We talk sadly about the terrible conditions in “The Third World.” But do we actually know what the Third World is? Here are three things you probably didn’t know about the so-called Third World:

Etymology— After the Second World War, and before the start of the Cold War, the world was divided roughly into three different groups: the First World, the Second World, and the Third World. The First World referred to countries such as the U.S.: capitalist, democratic, and industrial.

The Second World referred to the communist-socialist countries in Eastern Europe and East Asia, such as Russia, China, Poland, etc. Finally, the Third World referred to the rest of the countries.

Today, the phrase “Third World” is used to refer to the Global South, or in general, to poorer nations. While this appropriation of the phrase is not entirely incorrect, there are a lot of “Third World” nations that are quickly developing, and taking center stage in many different fields.

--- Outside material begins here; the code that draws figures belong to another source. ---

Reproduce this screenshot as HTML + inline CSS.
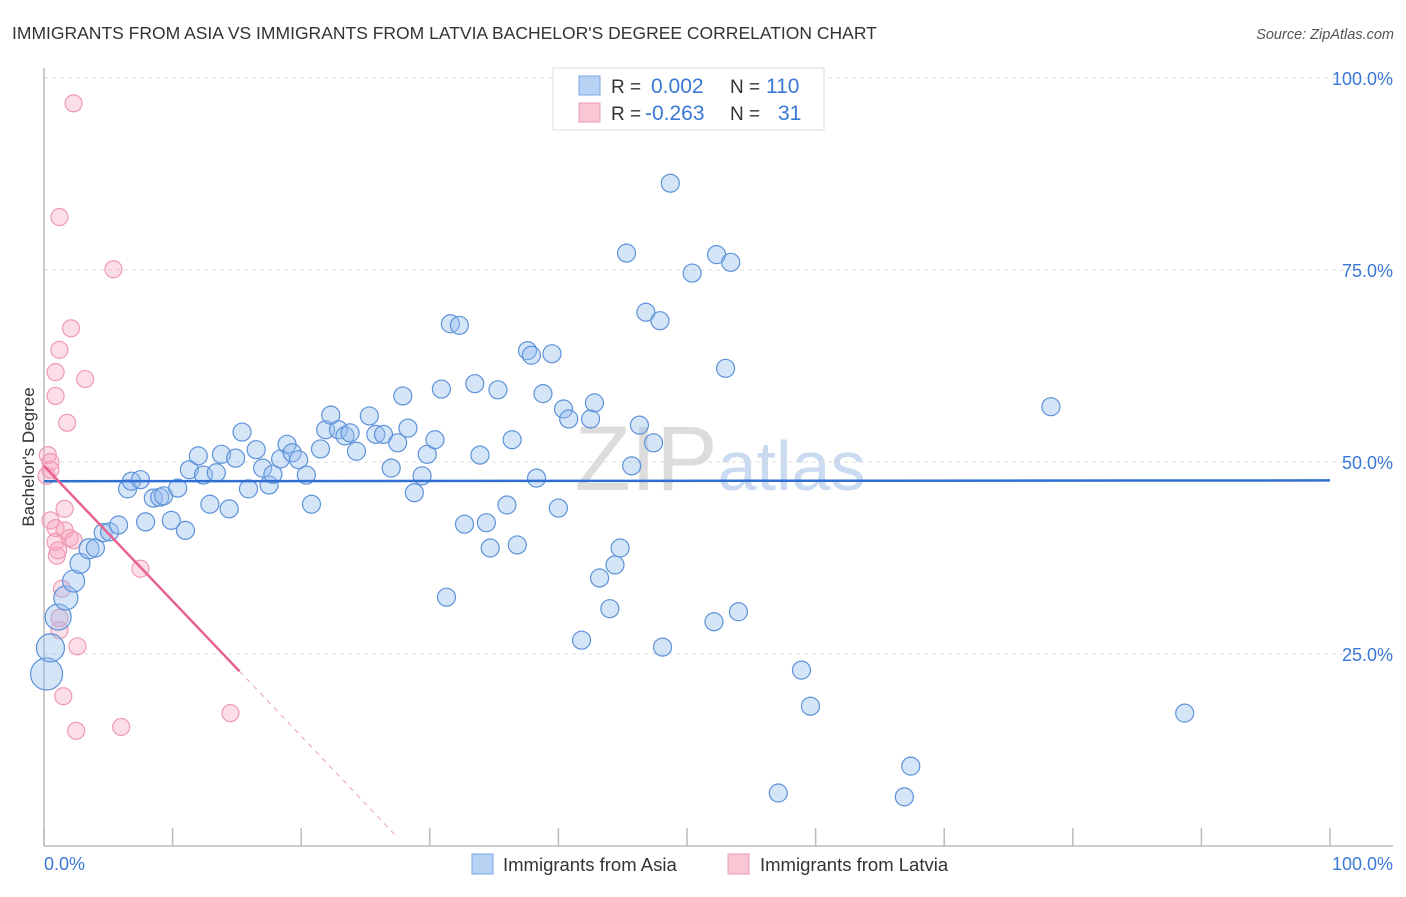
<!DOCTYPE html>
<html><head><meta charset="utf-8"><style>
body{margin:0;background:#fff;font-family:"Liberation Sans",sans-serif;}
svg text{font-family:"Liberation Sans",sans-serif;}
</style></head><body>
<svg id="chart" width="1406" height="892" viewBox="0 0 1406 892" xmlns="http://www.w3.org/2000/svg">
<text x="12" y="39" font-size="17.5" fill="#333">IMMIGRANTS FROM ASIA VS IMMIGRANTS FROM LATVIA BACHELOR'S DEGREE CORRELATION CHART</text>
<text x="1394" y="39" font-size="14.5" fill="#555" text-anchor="end" font-style="italic">Source: ZipAtlas.com</text>
<text x="720" y="490" font-size="92" fill="#e3e9f2" text-anchor="middle" font-family="Liberation Serif"><tspan fill="#dcdcdc">ZIP</tspan><tspan font-family="Liberation Sans" font-size="70" fill="#c9daf1">atlas</tspan></text>
<g id="grid"></g>
<g id="axes"></g>
<g id="pts"></g>
<g id="lines"></g>
<text transform="translate(34,457) rotate(-90)" font-size="17" fill="#333" text-anchor="middle">Bachelor's Degree</text>
<g>
<rect x="553" y="68" width="271" height="62" fill="#fff" stroke="#ddd"/>
<rect x="579" y="76" width="21" height="19" fill="#b8d2f3" stroke="#7aa6e0"/>
<rect x="579" y="103" width="21" height="19" fill="#f9c6d4" stroke="#ec9bb4"/>
<text x="611" y="93" font-size="19" fill="#333">R = </text><text x="651" y="93" font-size="21" fill="#3a78d6">0.002</text>
<text x="730" y="93" font-size="19" fill="#333">N =</text><text x="766" y="93" font-size="21" fill="#3a78d6">110</text>
<text x="611" y="120" font-size="19" fill="#333">R = </text><text x="645" y="120" font-size="21" fill="#3a78d6">-0.263</text>
<text x="730" y="120" font-size="19" fill="#333">N =</text><text x="778" y="120" font-size="21" fill="#3a78d6">31</text>
</g>
<g>
<rect x="472" y="854" width="21" height="20" fill="#b8d2f3" stroke="#7aa6e0"/>
<text x="503" y="871" font-size="18.5" fill="#333">Immigrants from Asia</text>
<rect x="728" y="854" width="21" height="20" fill="#f9c6d4" stroke="#ec9bb4"/>
<text x="760" y="871" font-size="18.5" fill="#333">Immigrants from Latvia</text>
</g>
</svg>
<script>
const yTicks=[25,50,75,100];
const yTickLabels=["25.0%","50.0%","75.0%","100.0%"];
const xTicks=[0,10,20,30,40,50,60,70,80,90,100];
const asiaX=[0.2,0.5,1.1,1.7,2.3,2.8,3.5,4.0,4.6,5.1,5.8,6.5,6.8,7.5,7.9,8.5,9.0,9.3,9.9,10.4,11.0,11.3,12.0,12.4,12.9,13.4,13.8,14.4,14.9,15.4,15.9,16.5,17.0,17.5,17.8,18.4,18.9,19.3,19.8,20.4,20.8,21.5,21.9,22.3,22.9,23.4,23.8,24.3,25.3,25.8,26.4,27.0,27.5,27.9,28.3,28.8,29.4,29.8,30.4,31.3,30.9,31.6,32.3,32.7,33.5,33.9,34.4,34.7,35.3,36.0,36.4,36.8,37.6,37.9,38.3,38.8,39.5,40.0,40.4,40.8,41.8,42.5,42.8,43.2,44.0,44.4,44.8,45.3,45.7,46.3,46.8,47.4,47.9,48.1,48.7,50.4,52.1,52.3,53.0,53.4,54.0,57.1,58.9,59.6,66.9,67.4,78.3,88.7];
const asiaY=[22.4,25.8,29.8,32.3,34.5,36.8,38.7,38.8,40.8,40.9,41.8,46.5,47.5,47.7,42.2,45.3,45.4,45.6,42.4,46.6,41.1,49.0,50.8,48.3,44.5,48.6,51.0,43.9,50.5,53.9,46.5,51.6,49.2,47.0,48.4,50.4,52.3,51.2,50.3,48.3,44.5,51.7,54.2,56.1,54.2,53.4,53.8,51.4,56.0,53.6,53.6,49.2,52.5,58.6,54.4,46.0,48.2,51.0,52.9,32.4,59.5,68.0,67.8,41.9,60.2,50.9,42.1,38.8,59.4,44.4,52.9,39.2,64.5,63.9,47.9,58.9,64.1,44.0,56.9,55.6,26.8,55.6,57.7,34.9,30.9,36.6,38.8,77.2,49.5,54.8,69.5,52.5,68.4,25.9,86.3,74.6,29.2,77.0,62.2,76.0,30.5,6.9,22.9,18.2,6.4,10.4,57.2,17.3];
const asiaSize=[16,14,13,12,11,10,10,9,9,9,9];
const latviaX=[2.3,1.2,5.4,2.1,1.2,3.2,0.9,0.9,1.8,0.3,0.5,0.2,0.5,0.9,0.9,1.0,2.0,1.6,1.6,2.3,1.4,1.2,1.2,2.6,7.5,1.5,2.5,6.0,14.5,0.5,1.1];
const latviaY=[96.7,81.9,75.1,67.4,64.6,60.8,61.7,58.6,55.1,50.9,50.0,48.2,42.4,41.4,39.6,37.8,40.1,41.1,43.9,39.8,33.5,29.7,28.1,26.0,36.1,19.5,15.0,15.5,17.3,49.0,38.5];
const asiaTrend=[47.5,47.6];
const latviaTrend=[49.5,-1.76];
const latviaSolidEnd=15.2, latviaDashEnd=27.3;

const X0=44,X1=1330,Y0=846,Y100=78;
const sx=v=>X0+(X1-X0)*v/100;
const sy=v=>Y0-(Y0-Y100)*v/100;
const NS="http://www.w3.org/2000/svg";
function mk(tag,attrs,parent){const e=document.createElementNS(NS,tag);for(const k in attrs)e.setAttribute(k,attrs[k]);parent.appendChild(e);return e;}
const grid=document.getElementById('grid'),axes=document.getElementById('axes'),pts=document.getElementById('pts'),lines=document.getElementById('lines');
yTicks.forEach((t,i)=>{
  const l=mk('line',{x1:X0,x2:1393,y1:sy(t),y2:sy(t),stroke:'#dcdcdc','stroke-dasharray':'4,4'},grid);
  
  
  const tx=mk('text',{x:1393,y:sy(t)+7,'font-size':18,fill:'#3a78d6','text-anchor':'end'},grid);
  tx.textContent=yTickLabels[i];
  
  
});
const ax=mk('line',{x1:X0,x2:X0,y1:68,y2:Y0,stroke:'#bbb','stroke-width':1.5},axes);


const bx=mk('line',{x1:X0,x2:1393,y1:Y0,y2:Y0,stroke:'#bbb','stroke-width':1.5},axes);


xTicks.forEach(t=>{
  const l=mk('line',{x1:sx(t),x2:sx(t),y1:828,y2:Y0,stroke:'#bbb','stroke-width':1.5},axes);
  
  
});
const xl0=mk('text',{x:44,y:870,'font-size':18,fill:'#3a78d6'},axes);xl0.textContent='0.0%';


const xl1=mk('text',{x:1393,y:870,'font-size':18,fill:'#3a78d6','text-anchor':'end'},axes);xl1.textContent='100.0%';



latviaX.forEach((x,i)=>{
  const c=mk('circle',{cx:sx(x),cy:sy(latviaY[i]),r:8.5,fill:'rgba(245,160,185,0.35)',stroke:'#ee9ab3','stroke-width':1.2},pts);
  
  
});
asiaX.forEach((x,i)=>{
  const r=i<asiaSize.length?asiaSize[i]:9;
  const c=mk('circle',{cx:sx(x),cy:sy(asiaY[i]),r:r,fill:'rgba(150,190,238,0.4)',stroke:'#5d92d9','stroke-width':1.2},pts);
  
  
});
const bl=mk('line',{x1:sx(0),x2:sx(100),y1:sy(asiaTrend[0]),y2:sy(asiaTrend[1]),stroke:'#2f6fd1','stroke-width':2.5},lines);


const ly=x=>latviaTrend[0]+latviaTrend[1]*x;
const pl=mk('line',{x1:sx(0),x2:sx(latviaSolidEnd),y1:sy(ly(0)),y2:sy(ly(latviaSolidEnd)),stroke:'#e8628f','stroke-width':2.5},lines);


const pd=mk('line',{x1:sx(latviaSolidEnd),x2:sx(latviaDashEnd),y1:sy(ly(latviaSolidEnd)),y2:sy(ly(latviaDashEnd)),stroke:'#eea0b8','stroke-width':1,'stroke-dasharray':'5,5'},lines);


</script>
</body></html>
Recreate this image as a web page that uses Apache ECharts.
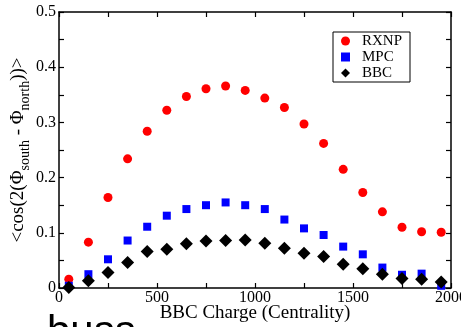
<!DOCTYPE html>
<html><head><meta charset="utf-8">
<script src="https://cdn.jsdelivr.net/npm/echarts@6/dist/echarts.min.js"></script>
<style>html,body{margin:0;padding:0;background:#fff}#c{width:461px;height:327px}</style>
</head><body><div id="c"></div>
<script>
const charge = [50,150,250,350,450,550,650,750,850,950,1050,1150,1250,1350,1450,1550,1650,1750,1850,1950];
const rxnp = [0.016,0.083,0.164,0.234,0.284,0.322,0.347,0.361,0.366,0.358,0.344,0.327,0.297,0.262,0.215,0.173,0.138,0.110,0.102,0.101];
const mpc  = [0.004,0.025,0.052,0.086,0.111,0.131,0.143,0.150,0.155,0.150,0.143,0.124,0.108,0.096,0.075,0.061,0.037,0.024,0.026,0.004];
const bbc  = [0.001,0.013,0.028,0.046,0.066,0.070,0.080,0.085,0.086,0.087,0.081,0.072,0.063,0.057,0.043,0.035,0.025,0.017,0.016,0.011];
const xTicks = [0,500,1000,1500,2000];
const yTicks = [0,0.1,0.2,0.3,0.4,0.5];

const serif = 'Liberation Serif';
const pairs = arr => charge.map((x,i)=>[x,arr[i]]);
const tickStyle = {show:true, inside:true, length:5, lineStyle:{color:'#000', width:1.2}};
const minorStyle = {show:true, splitNumber:2, length:5, lineStyle:{color:'#000', width:1.2}};
const lineStyle = {show:true, onZero:false, lineStyle:{color:'#000', width:1.5}};
const labelStyle = {color:'#000', fontFamily:serif, fontSize:16};

const chart = echarts.init(document.getElementById('c'), null, {renderer:'canvas'});
chart.setOption({
  animation:false,
  backgroundColor:'#fff',
  grid:{left:59, right:10, top:12, bottom:39, containLabel:false, outerBoundsMode:'none'},
  xAxis:[
    {type:'value', min:xTicks[0], max:xTicks[xTicks.length-1], interval:500, position:'bottom',
     axisLine:lineStyle, axisTick:tickStyle, minorTick:minorStyle, splitLine:{show:false},
     axisLabel:Object.assign({margin:2, formatter:v=>String(v)}, labelStyle),
     name:'BBC Charge (Centrality)', nameLocation:'middle', nameGap:16, nameMoveOverlap:false,
     nameTextStyle:{color:'#000', fontFamily:serif, fontSize:19}},
    {type:'value', min:0, max:2000, interval:500, position:'top',
     axisLine:lineStyle, axisTick:tickStyle, minorTick:minorStyle, splitLine:{show:false},
     axisLabel:{show:false}}
  ],
  yAxis:[
    {type:'value', min:yTicks[0], max:yTicks[yTicks.length-1], interval:0.1, position:'left',
     axisLine:lineStyle, axisTick:tickStyle, minorTick:minorStyle, splitLine:{show:false},
     axisLabel:Object.assign({margin:3, formatter:v=> v===0 ? '0' : v.toFixed(1)}, labelStyle),
     name:'<cos(2(Φ{sub|south} - Φ{sub|north}))>', nameLocation:'middle', nameGap:27, nameRotate:90,
     nameMoveOverlap:false,
     nameTextStyle:{color:'#000', fontFamily:serif, fontSize:19,
       rich:{sub:{fontFamily:serif, fontSize:14, color:'#000', padding:[14,0,0,0]}}}},
    {type:'value', min:0, max:0.5, interval:0.1, position:'right',
     axisLine:lineStyle, axisTick:tickStyle, minorTick:minorStyle, splitLine:{show:false},
     axisLabel:{show:false}}
  ],
  legend:{
    orient:'vertical', left:333, top:32, padding:[1,8,1,8], itemGap:0,
    itemWidth:9, itemHeight:9, borderColor:'#000', borderWidth:1, backgroundColor:'#fff',
    textStyle:{color:'#000', fontFamily:serif, fontSize:15, lineHeight:16, padding:[0,0,0,7]},
    data:[{name:'RXNP', icon:'circle'},{name:'MPC', icon:'rect'},{name:'BBC', icon:'diamond'}]
  },
  series:[
    {name:'RXNP', type:'scatter', data:pairs(rxnp), symbol:'circle', symbolSize:9, clip:false,
     itemStyle:{color:'#ff0000', opacity:1}},
    {name:'MPC', type:'scatter', data:pairs(mpc), symbol:'rect', symbolSize:8, clip:false,
     itemStyle:{color:'#0000ff', opacity:1}},
    {name:'BBC', type:'scatter', data:pairs(bbc), symbol:'diamond', symbolSize:13, clip:false,
     itemStyle:{color:'#000', opacity:1}}
  ],
  graphic:[
    {type:'text', x:47, y:333, style:{text:'buss', font:'42px "Liberation Sans"', fill:'#000', verticalAlign:'middle'}}
  ]
});
</script></body></html>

History— A majority of what’s considered the “Third World,” both in terms of the original definition and what people assume now to be the third world has an imperial/colonized past. Africa represents one simple example of this. During the Berlin Conference of 1884, there was a “Scramble for Africa,” during which various European nations divided up the continent into parts to share.

Nations outside Africa, including Indonesia and India, were also colonized. Eventually, all these nations fought for and gained independence, and started developing their economies and governments. While most of these “Third World” nations that fought for independence remained democratic, some fell under the rule of tyrannous leaders and many citizens are still oppressed. These nations today continue to have severe human rights crises, as the rights of the citizens are very often denied or even ignored in these nations.

Economy— On a more optimistic note, some of the developing nations are places of great economic potential. It is widely agreed that investing in the “Third World” will have positive impact on the global economy. Up-and-coming innovations and businesses, along with the masses of populations that are just now trying to rise above the cycle of poverty provide great potential—if they’re given the opportunity to break out of said cycle of poverty.

It is important to remember that in addition to aiding the global economy, investing in and supporting the “Third World” will liberate millions from the shackles of poverty, opening up a world of opportunities and potential.